Why They Won’t Volunteer

board members h o a homefront hoa homefront volunteers Apr 05, 2024

By Kelly G. Richardson, Esq. CCAL, HOA Homefront Column

Filling open HOA board seats is a vexing and discouraging problem for some associations. However, there may be reasons why neighbors are not interested in serving. Could any of the below characteristics describe your association?

Volunteer Managers. Do directors spend many hours each week on HOA business, inspecting the property, observing vendors, and otherwise dealing with the HOA’s daily matters?  The well-intentioned sacrifice of so much time and energy may deter others from board service.  Some neighbors may be retired or have the energy to spend 20-30 hours each week on association matters, but many don’t – and they are frightened of that level of commitment.  Let the manager manage, or hire a better one.  If the association does not have a manager, hire one.  Volunteers need to be reassured they are not signing up to be free HOA co-managers. 

Fire and Brimstone at the Board Table. Some associations have meetings fraught with conflict and low standards of board behavior. Few volunteers want to join a board in which directors display hostility toward each other, or serve an association that seems to be always in litigation. 

Chaotic Meetings. Disruptive and uncomfortable meetings filled with hostility between directors and the audience will repel most volunteers, who decide that life is too short to deal with unpleasant people. They will avoid meetings and not volunteer.  Elevate professionalism and civility in board meetings, and consider adopting board meeting rules promoting civility and order.

Fear of Liability. Volunteer directors should not fear liability, even while making important association decisions.  The Business Judgment Rule, corporate process, directors’ and officers’ errors and omissions insurance all protect volunteers.  Stay within those protections and the director’s role, which is directing - making decisions.  Leave actions to managers and vendors.  Directors should be continually trained on these important protections.

El Jefe. A president acting as the HOA’s “boss” discourages volunteers by not recognizing that the board actually is the boss. Who wants to join a board where their contribution seems unnecessary and their views unimportant? If the president plays the dictator, regularly squelching differing viewpoints, don’t be surprised at the short list of applicants for board seats.  Homeowner associations act through the board, not the president.  Presidents inhibiting reasonable discussion and unilaterally making decisions without board votes are disrespecting the role of the other directors.  HOA presidents should be leaders but not bosses of their associations.

Ignorance is Not Bliss.  Some associations suffer from poor member participation because members have no idea what their board is doing.  Find additional methods to keep your neighbors informed about the goings-on in their association other than just posting the minutes. Better communication leads to greater confidence in association governance and a greater willingness to volunteer.

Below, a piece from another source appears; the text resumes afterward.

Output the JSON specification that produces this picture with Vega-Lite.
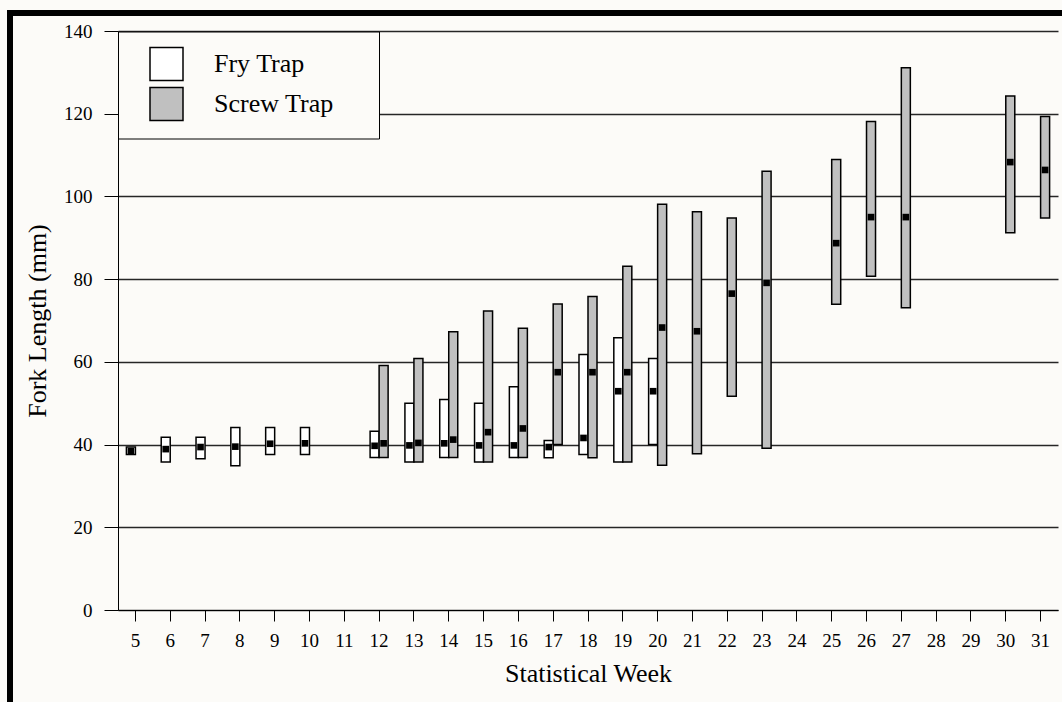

Major Projects.  It is difficult to find volunteers during a major renovation or repair, governing document overhaul, or even a lawsuit.  Find volunteers before the major project begins. 

Big Boards.  Some boards are unnecessarily large for the size of the association.  For example, does a 25-member association need 5 directors - 20% of the membership?  A 3-member board may be adequate and much easier to staff. Changing the board size to a more appropriate number probably will require a membership vote to amend the association bylaws.

Adjust some things, and get those board seats filled!